Scotland voted to remain in the EU in the June referendum, but the overall vote in the UK came out in favour of Brexit.

In the wake of the shock referendum result, an outraged Sturgeon told reporters it was “highly likely” that an independence vote would take place within two years.

The Scottish prime minister said at the time she would hold a second referendum on Scottish independence if she could not protect Scotland’s EU interests, such as free movement of people and access to the single market, within the UK framework.

Since June the independence furore has calmed down.

UK prime minister Theresa May travelled to Edinburgh in mid-July to calm nerves and pledge to include all of the UK, including Scotland in outlining a negotiating position with the EU.

The Scottish government’s programme confirms that Sturgeon will first seek to deal with the aftermath of the EU referendum through negotiations, but keeps the independence vote open.

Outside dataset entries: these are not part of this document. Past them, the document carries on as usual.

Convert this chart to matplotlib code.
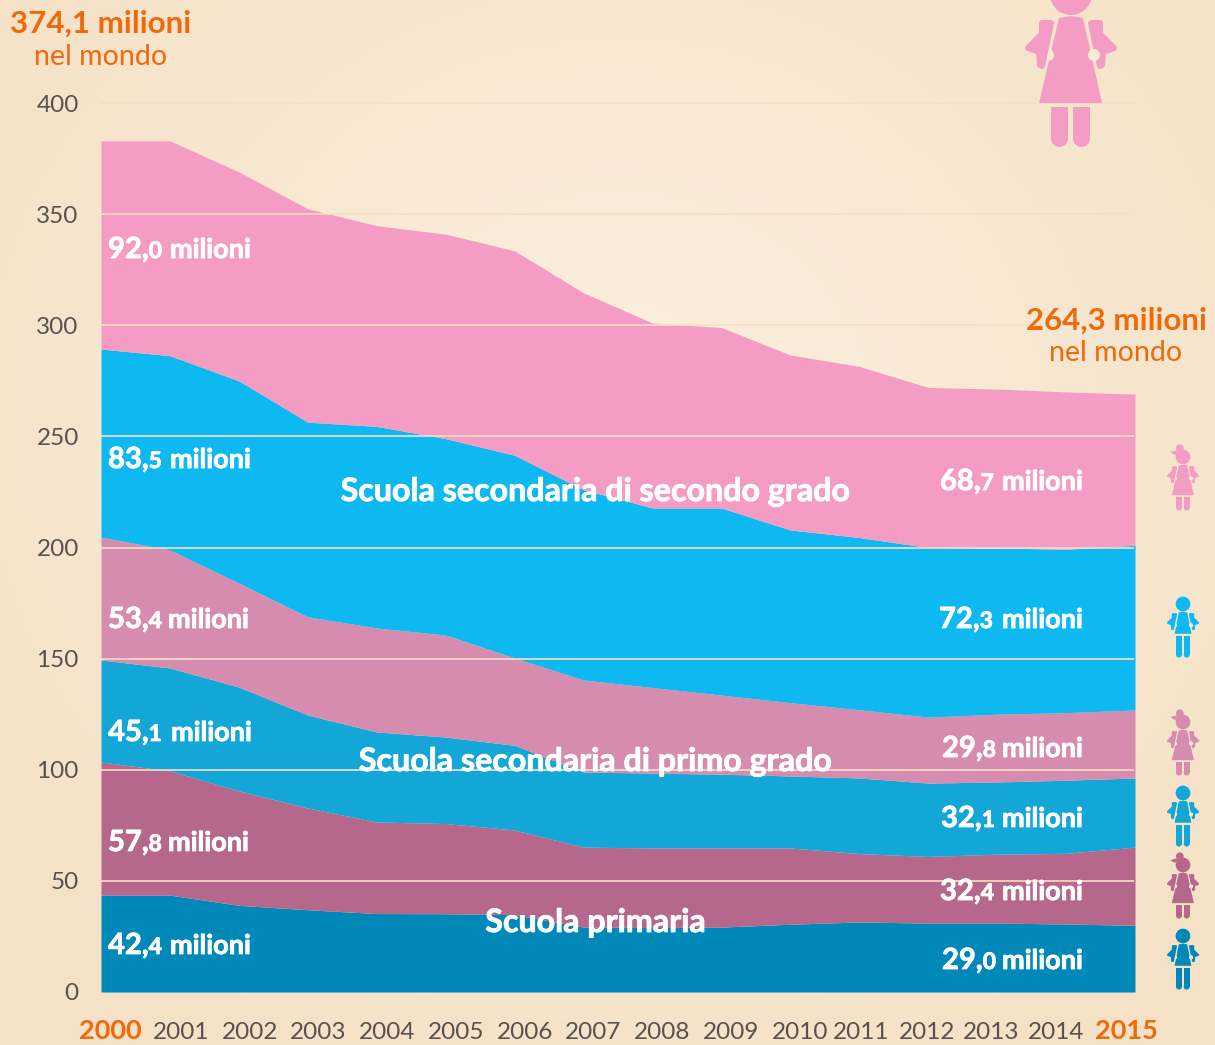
import numpy as np
import matplotlib
matplotlib.use('Agg')
import matplotlib.pyplot as plt
import matplotlib.patheffects as pe
from matplotlib.patches import Polygon, Circle

plt.rcParams['font.family'] = ['Lato', 'DejaVu Sans']

years = list(range(2000, 2016))

# upper edge of each stacked band (milioni)
primaria_maschi = [43.6, 43.6, 39, 37, 35.3, 35.2, 34.8, 29.2, 29, 29.2, 30.5, 31.5, 31, 31, 30.6, 30]
primaria_femmine = [103.5, 99.5, 90.5, 82.8, 76.5, 75.8, 72.9, 65.2, 64.8, 64.8, 64.8, 62.3, 61, 62, 62.4, 65.2]
primo_maschi = [149.4, 145.8, 137.2, 124.6, 117, 114.7, 111, 99, 98.5, 98, 97.2, 96.3, 94, 94.5, 95.3, 96.3]
primo_femmine = [204.7, 198.9, 184, 168.8, 163.8, 160.6, 150.3, 140.4, 137, 133.6, 130.2, 127, 123.7, 125, 125.7, 126.9]
secondo_maschi = [289.3, 286.3, 275, 256.4, 254.5, 249, 241.5, 226, 217.8, 217.8, 207.9, 204.5, 200, 199.8, 199.2, 201]
secondo_femmine = [383, 383, 369, 352.4, 344.8, 341, 333.5, 314.6, 301, 299, 286.6, 281.5, 272, 271.3, 270, 269]

bande = [primaria_maschi, primaria_femmine, primo_maschi, primo_femmine, secondo_maschi, secondo_femmine]
colori = ['#0088B9', '#B5688C', '#12A7D6', '#D58CAE', '#0DB9F0', '#F49CC4']

yticks = [0, 50, 100, 150, 200, 250, 300, 350, 400]
xlabels = ['2000', '2001', '2002', '2003', '2004', '2005', '2006', '2007',
           '2008', '2009', '2010', '2011', '2012', '2013', '2014', '2015']
# the year labels are hand placed in the original, not on the vertices
xlabel_pos = [2000.13, 2001.16, 2002.16, 2003.15, 2004.15, 2005.15, 2006.15, 2007.14,
              2008.14, 2009.14, 2010.14, 2011.03, 2011.98, 2012.91, 2013.85, 2014.88]

etichette_sx = [('92,', '0', 108, 170, 258), ('83,', '5', 108, 170, 468), ('53,', '4', 108, 168, 628),
                ('45,', '1', 108, 171, 741), ('57,', '8', 108, 168, 851), ('42,', '4', 108, 170, 954)]
etichette_dx = [('68,', '7', 940, 1002, 490), ('72,', '3', 939, 1002, 628), ('29,', '8', 942, 1002, 757),
                ('32,', '1', 941, 1002, 827), ('32,', '4', 940, 1002, 900), ('29,', '0', 942, 1002, 969)]

ARANCIO = '#F0690A'
GRIGIO = '#57524E'
BIANCO = '#FFFFFF'
FONDO = '#F8EAD5'
GRASSETTO = [pe.withStroke(linewidth=0.6, foreground=BIANCO)]

fig = plt.figure(figsize=(12.15, 10.45), dpi=100)

# sfondo sfumato
bg = fig.add_axes([0, 0, 1, 1], zorder=0)
yy, xx = np.mgrid[0:1045:260j, 0:1215:300j]
d = np.sqrt(((xx - 620) / 800) ** 2 + ((yy - 420) / 720) ** 2)
d = np.clip(d, 0, 1)[..., None]
chiaro = np.array([250, 240, 223]) / 255
scuro = np.array([245, 225, 198]) / 255
bg.imshow(chiaro * (1 - d) + scuro * d, extent=[0, 1215, 1045, 0], aspect='auto')
bg.axis('off')

# grafico
ax = fig.add_axes([101 / 1215, 1 - 992 / 1045, 1034 / 1215, 889 / 1045], zorder=1)
ax.patch.set_alpha(0)
base = np.zeros(len(years))
for banda, colore in zip(bande, colori):
    ax.fill_between(years, base, banda, color=colore, lw=0, zorder=1)
    base = np.array(banda)
ax.set_xlim(2000, 2015)
ax.set_ylim(0, 400)
for s in ax.spines.values():
    s.set_visible(False)
ax.set_yticks(yticks)
ax.set_yticklabels([str(v) for v in yticks], fontsize=17.5, color=GRIGIO)
ax.tick_params(axis='y', length=0, pad=16)
ax.set_xticks(xlabel_pos)
ax.set_xticklabels(xlabels, fontsize=17.5, color=GRIGIO, va='baseline')
ax.tick_params(axis='x', length=0, pad=34)
for i in (0, 15):
    t = ax.get_xticklabels()[i]
    t.set_color(ARANCIO)
    t.set_fontweight('bold')
    t.set_fontsize(19.5)
for v in yticks[1:]:
    ax.plot([2000, 2014.97], [v, v], color='#F8DFC3', lw=1.4, alpha=0.85, zorder=2, clip_on=False)

# testi e icone in coordinate pixel
ov = fig.add_axes([0, 0, 1, 1], zorder=2)
ov.set_xlim(0, 1215)
ov.set_ylim(1045, 0)
ov.axis('off')


def bambino(cx, cy, k, colore, femmina=True):
    def P(pts):
        return [(cx + k * x, cy + k * y) for x, y in pts]
    ov.add_patch(Circle((cx, cy), 21 * k, color=colore, lw=0))
    if femmina:
        ov.add_patch(Polygon(P([(-12, 24), (0, 22), (12, 24), (31, 109), (-32, 109)]), color=colore, lw=0))
    else:
        ov.add_patch(Polygon(P([(-12, 24), (0, 22), (12, 24), (24, 85), (-24, 85)]), color=colore, lw=0))
    for s in (-1, 1):
        braccio = [(-29, 29), (-20, 29), (-25, 53), (-29, 72), (-31, 71), (-32, 58), (-43, 54), (-29, 40)]
        ov.add_patch(Polygon(P([(s * x, y) for x, y in braccio]), facecolor=colore, edgecolor=colore,
                             lw=4.3 * k, joinstyle='round'))
        ov.add_patch(Circle((cx + s * 23 * k, cy + 61 * k), 6 * k, color=FONDO, lw=0))
    top = 113 if femmina else 91
    for a, b in ((-20, -3), (2, 19)):
        ov.add_patch(Polygon(P([(a, top), (b, top), (b, 144.5), (a, 144.5)]), color=colore, lw=0))
        ov.add_patch(Circle((cx + k * (a + b) / 2, cy + 144.5 * k), 8.5 * k, color=colore, lw=0))
    if femmina and k < 1:
        ov.add_patch(Circle((cx - 9 * k, cy - 25 * k), 11 * k, color=colore, lw=0))
        ov.add_patch(Polygon(P([(-14, -20), (-36, -14), (-24, -6), (-16, -10)]), color=colore, lw=0))


bambino(1071, -6, 1, colori[5])
bambino(1183, 457, 0.35, colori[5])
bambino(1183, 604, 0.35, colori[4], femmina=False)
bambino(1183, 722, 0.35, colori[3])
bambino(1183, 793, 0.35, colori[2], femmina=False)
bambino(1183, 865, 0.35, colori[1])
bambino(1183, 936, 0.35, colori[0], femmina=False)

for big, dec, x0, x1, yb in etichette_sx + etichette_dx:
    t = ov.text(x0, yb, big, color=BIANCO, fontsize=21, fontweight='bold', va='baseline', path_effects=GRASSETTO)
    fig.canvas.draw()
    e = t.get_window_extent()
    ov.text(e.x1, yb, dec, color=BIANCO, fontsize=16.5, fontweight='bold', va='baseline', path_effects=GRASSETTO)
    ov.text(x1, yb, 'milioni', color=BIANCO, fontsize=19.5, fontweight='bold', va='baseline', path_effects=GRASSETTO)

ov.text(595.5, 501, 'Scuola secondaria di secondo grado', color=BIANCO, fontsize=23.2, fontweight='bold',
        ha='center', va='baseline', path_effects=GRASSETTO)
ov.text(595.5, 771, 'Scuola secondaria di primo grado', color=BIANCO, fontsize=23.2, fontweight='bold',
        ha='center', va='baseline', path_effects=GRASSETTO)
ov.text(595.5, 932, 'Scuola primaria', color=BIANCO, fontsize=23.2, fontweight='bold',
        ha='center', va='baseline', path_effects=GRASSETTO)

ov.text(101, 33, '374,1 milioni', color=ARANCIO, fontsize=22.5, fontweight='bold', ha='center', va='baseline')
ov.text(101, 65, 'nel mondo', color=ARANCIO, fontsize=20.5, ha='center', va='baseline')
ov.text(1116, 330, '264,3 milioni', color=ARANCIO, fontsize=22.5, fontweight='bold', ha='center', va='baseline')
ov.text(1116, 361, 'nel mondo', color=ARANCIO, fontsize=20.5, ha='center', va='baseline')

fig.savefig('out.png', dpi=100)
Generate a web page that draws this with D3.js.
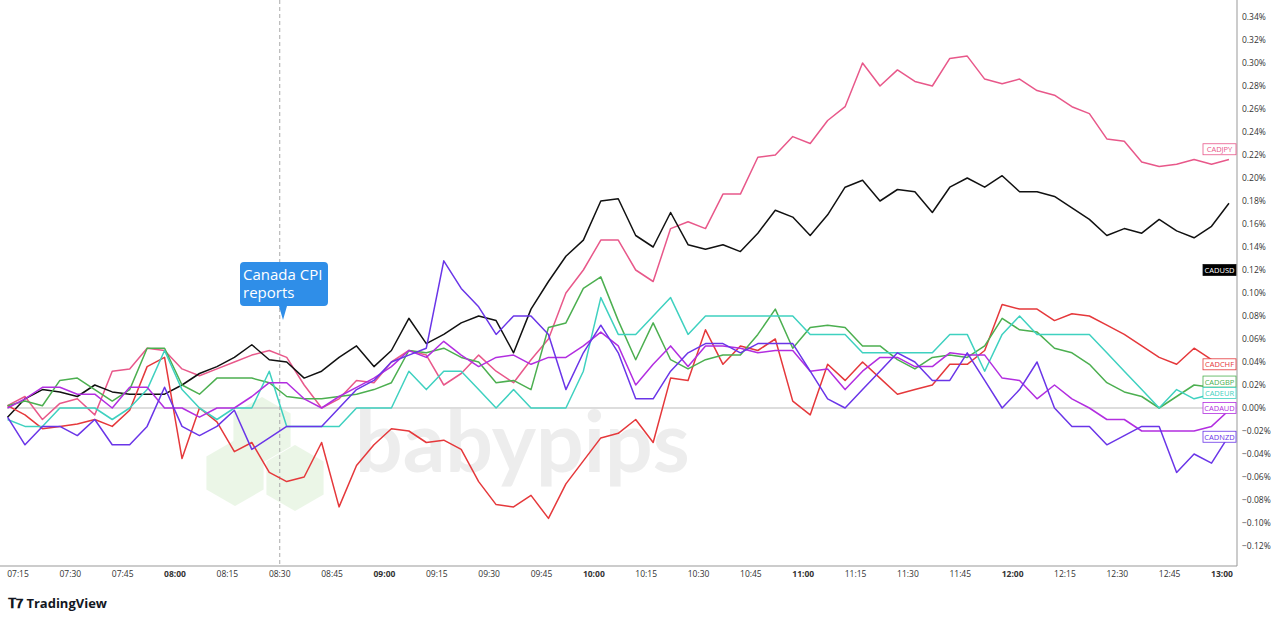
<!DOCTYPE html>
<html><head><meta charset="utf-8">
<script src="https://cdn.jsdelivr.net/npm/d3@7"></script>
<style>body{margin:0;background:#fff;font-family:"Open Sans",sans-serif}</style>
</head><body><svg id="c" width="1280" height="623"></svg>
<script>
// minutes since midnight for first point, 5-min steps
const startMin = 432, stepMin = 5;
const cadusd = [-0.8,0.8,1.6,1.4,1.0,2.0,1.4,1.2,1.2,1.2,2.0,3.0,3.6,4.4,5.5,4.2,4.0,2.6,3.2,4.4,5.4,3.6,5.0,7.8,5.6,6.4,7.4,8.0,7.6,4.8,8.6,11.0,13.2,14.6,18.0,18.2,15.0,14.0,17.0,14.2,13.8,14.2,13.6,15.2,17.2,16.6,15.0,16.8,19.2,19.8,18.0,19.0,18.8,17.0,19.2,20.0,19.2,20.2,18.8,18.8,18.4,17.4,16.4,15.0,15.6,15.2,16.4,15.4,14.8,15.8,17.8];
const cadjpy = [0.2,1.0,-1.0,0.4,0.8,-0.6,3.2,3.4,5.2,5.0,3.4,2.8,3.4,4.0,4.6,5.0,4.4,2.0,0.0,0.8,2.4,2.2,4.0,5.0,4.6,2.0,3.0,4.6,3.2,2.2,4.2,6.0,10.0,12.0,14.6,14.6,12.0,11.0,15.6,16.2,15.6,18.6,18.6,21.8,22.0,23.6,23.0,25.0,26.2,30.0,28.0,29.4,28.4,28.0,30.4,30.6,28.6,28.2,28.6,27.6,27.2,26.2,25.6,23.4,23.2,21.4,21.0,21.2,21.6,21.2,21.6];
const cadchf = [0.2,-0.6,-1.8,-1.6,-1.4,-1.0,-1.6,-0.2,3.6,4.4,-4.4,0,-1.2,-3.8,-3.0,-5.6,-6.4,-6.0,-3.0,-8.6,-5.0,-3.2,-1.8,-2.0,-3.0,-2.8,-3.6,-6.4,-8.4,-8.6,-7.6,-9.6,-6.6,-4.6,-2.6,-2.2,-1.0,-3.0,2.6,2.4,6.8,3.8,5.4,5.0,6.0,0.6,-0.6,3.8,2.4,4.0,2.6,1.2,1.6,2.0,3.8,3.8,5.0,9.0,8.6,8.6,7.6,8.2,8.0,7.2,6.4,5.4,4.4,3.8,5.2,4.2,4.2];
const cadgbp = [0.2,0.6,0.2,2.4,2.6,1.6,0.6,1.6,5.2,5.2,2.0,1.2,2.6,2.6,2.6,2.2,1.0,0.8,0.8,1.0,1.2,1.6,2.2,5.0,4.8,5.2,4.4,4.0,2.2,2.4,1.6,7.0,7.4,10.4,11.4,7.6,4.2,7.4,4.2,3.4,4.2,4.6,4.6,6.4,8.6,5.2,7.0,7.2,7.0,5.4,5.4,4.2,3.4,4.4,4.6,4.4,5.4,7.8,6.8,6.6,5.2,4.8,3.8,2.2,1.4,1.0,0.0,1.0,2.0,1.8,1.6];
const cadeur = [-1.0,-1.6,-1.6,0,0,0,-1.0,0,1.6,5.0,1.6,0,-1.0,0,0,3.2,-1.6,-1.6,-1.6,-1.6,0,0,0,3.2,1.6,3.2,3.2,1.6,0,1.6,0,0,0,3.2,9.6,6.4,6.4,8.0,9.6,6.4,8.0,8.0,8.0,8.0,8.0,8.0,6.4,6.4,6.4,4.8,4.8,4.8,4.8,4.8,6.4,6.4,3.2,6.4,8.0,6.4,6.4,6.4,6.4,4.8,3.2,1.6,0,1.6,0.8,1.2,1.6];
const cadaud = [0,0.8,1.8,1.8,1.2,1.2,0,1.8,1.8,0,0,-0.8,0,0,1.0,2.2,2.2,0.8,0,1.0,1.8,2.6,3.6,5.0,4.4,5.8,4.6,3.6,4.4,4.6,3.8,4.4,4.4,5.4,6.6,5.4,2.0,3.8,5.4,3.6,5.4,5.4,5.2,4.8,5.0,5.0,3.2,3.4,1.6,3.2,4.4,4.4,3.6,3.6,4.8,4.6,4.6,2.6,2.4,0.8,2.0,0.8,0,-1.0,-1.0,-2.0,-2.0,-2.0,-2.0,-1.6,-0.2];
const cadnzd = [-0.8,-3.2,-1.6,-1.6,-2.4,-1.0,-3.2,-3.2,-1.6,1.8,-1.6,-2.4,-1.6,-0.2,-3.6,-2.6,-1.6,-1.6,-1.6,0,1.6,2.4,4.0,4.6,5.2,12.8,10.4,8.8,6.4,8.0,8.0,6.4,1.6,4.8,7.2,4.8,0.8,0.8,3.2,4.8,5.6,5.6,4.8,5.6,5.6,5.6,3.2,0.8,0,1.6,3.2,4.8,4.0,2.4,2.4,4.8,2.4,0,1.6,4.0,0,-1.6,-1.6,-3.2,-2.4,-1.6,-1.6,-5.6,-4.0,-4.8,-2.4];

const seriesNames = ["CADJPY","CADUSD","CADCHF","CADGBP","CADEUR","CADAUD","CADNZD"];
const seriesColors = ["#e8588a","#111111","#e5383b","#4caf50","#3fd1c0","#b22ee0","#6a35e8"];
const seriesData = [cadjpy,cadusd,cadchf,cadgbp,cadeur,cadaud,cadnzd];
const labelValues = [22.5,12,3.8,2.3,1.3,0,-2.5];
const yTicks = d3.range(-12,35,2);
const xTickMins = d3.range(435,781,15);

const svg = d3.select("#c");
const x = d3.scaleLinear().domain([435,780]).range([18,1222]);
const y = d3.scaleLinear().domain([0,34]).range([408,17]);

// watermark
const wm = svg.append("g").attr("opacity",0.5);
const hex = (cx,cy,r)=>d3.range(6).map(k=>[cx+r*Math.cos(Math.PI/3*k+Math.PI/6),cy+r*Math.sin(Math.PI/3*k+Math.PI/6)]);
[[235,473],[295,478],[262,430]].forEach(([cx,cy])=>wm.append("polygon").attr("points",hex(cx,cy,33).join(" ")).attr("fill","#d8efd0"));
wm.append("text").attr("x",355).attr("y",472).text("babypips").attr("font-size",84).attr("font-weight",700).attr("fill","#dcdcdc").attr("font-family","Lato");

// frame & axes
svg.append("line").attr("x1",1237).attr("x2",1237).attr("y1",0).attr("y2",566).attr("stroke","#999");
svg.append("line").attr("x1",0).attr("x2",1237).attr("y1",566).attr("y2",566).attr("stroke","#999");
svg.append("line").attr("x1",7).attr("x2",1237).attr("y1",y(0)).attr("y2",y(0)).attr("stroke","#bbb");
svg.append("line").attr("x1",x(510)).attr("x2",x(510)).attr("y1",0).attr("y2",566).attr("stroke","#aaa").attr("stroke-dasharray","4,3");

svg.append("g").selectAll("text").data(yTicks).join("text")
  .attr("x",1242).attr("y",d=>y(d)+3).attr("font-size",8.5).attr("fill","#333")
  .text(d=>(d<0?"\u2212":"")+(Math.abs(d)/100).toFixed(2)+"%");
svg.append("g").selectAll("text").data(xTickMins).join("text")
  .attr("x",d=>x(d)).attr("y",577).attr("text-anchor","middle").attr("font-size",8.5)
  .attr("font-weight",d=>d%60===0?700:400).attr("fill","#333")
  .text(d=>d3.format("02")(Math.floor(d/60))+":"+d3.format("02")(d%60));

// lines
const line = d3.line().x((d,i)=>x(startMin+i*stepMin)).y(d=>y(d));
seriesData.forEach((s,k)=>{
  svg.append("path").datum(s).attr("d",line).attr("fill","none")
    .attr("stroke",seriesColors[k]).attr("stroke-width",1.5).attr("stroke-linejoin","round");
});

// right labels
seriesNames.forEach((n,k)=>{
  const g = svg.append("g").attr("transform",`translate(1236,${y(labelValues[k])})`);
  const dark = n==="CADUSD";
  g.append("rect").attr("x",-33).attr("y",-5.5).attr("width",33).attr("height",11)
    .attr("fill",dark?"#000":"#fff").attr("stroke",seriesColors[k]).attr("stroke-width",0.8);
  g.append("text").attr("x",-16.5).attr("y",3).attr("text-anchor","middle").attr("font-size",7.5)
    .attr("fill",dark?"#fff":seriesColors[k]).text(n);
});

// callout
const cg = svg.append("g");
cg.append("path").attr("d","M240,262 h84 a4,4 0 0 1 4,4 v36 a4,4 0 0 1 -4,4 h-37 l-4,14 l-4,-14 h-35 a4,4 0 0 1 -4,-4 v-36 a4,4 0 0 1 4,-4z").attr("fill","#2f8ee8");
cg.append("text").attr("x",243).attr("y",280).attr("fill","#fff").attr("font-size",15).text("Canada CPI");
cg.append("text").attr("x",243).attr("y",298).attr("fill","#fff").attr("font-size",15).text("reports");

// logo
svg.append("text").attr("x",8).attr("y",608).attr("font-size",13).attr("font-weight",700).attr("fill","#131722").text("\u{1D413}\u{1D7D5} TradingView");
</script></body></html>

Sturgeon’s government plans to publish a draft referendum bill for public consultation, “in order that it is ready for introduction” should the Scottish government conclude that it is the only way to protect Scottish interests.

“In the first instance, we will seek to positively influence the development of the UK government’s negotiating position ahead of Article 50 being triggered, to ensure that options for Scotland to maintain our relationship with Europe are developed and considered,” the government’s programme reads.

“However, if it appears that the best – or only – way to protect our interests is to consider afresh the question of independence, it is essential that such an option is available to the Scottish Parliament,” it says, explaining the need for the referendum bill.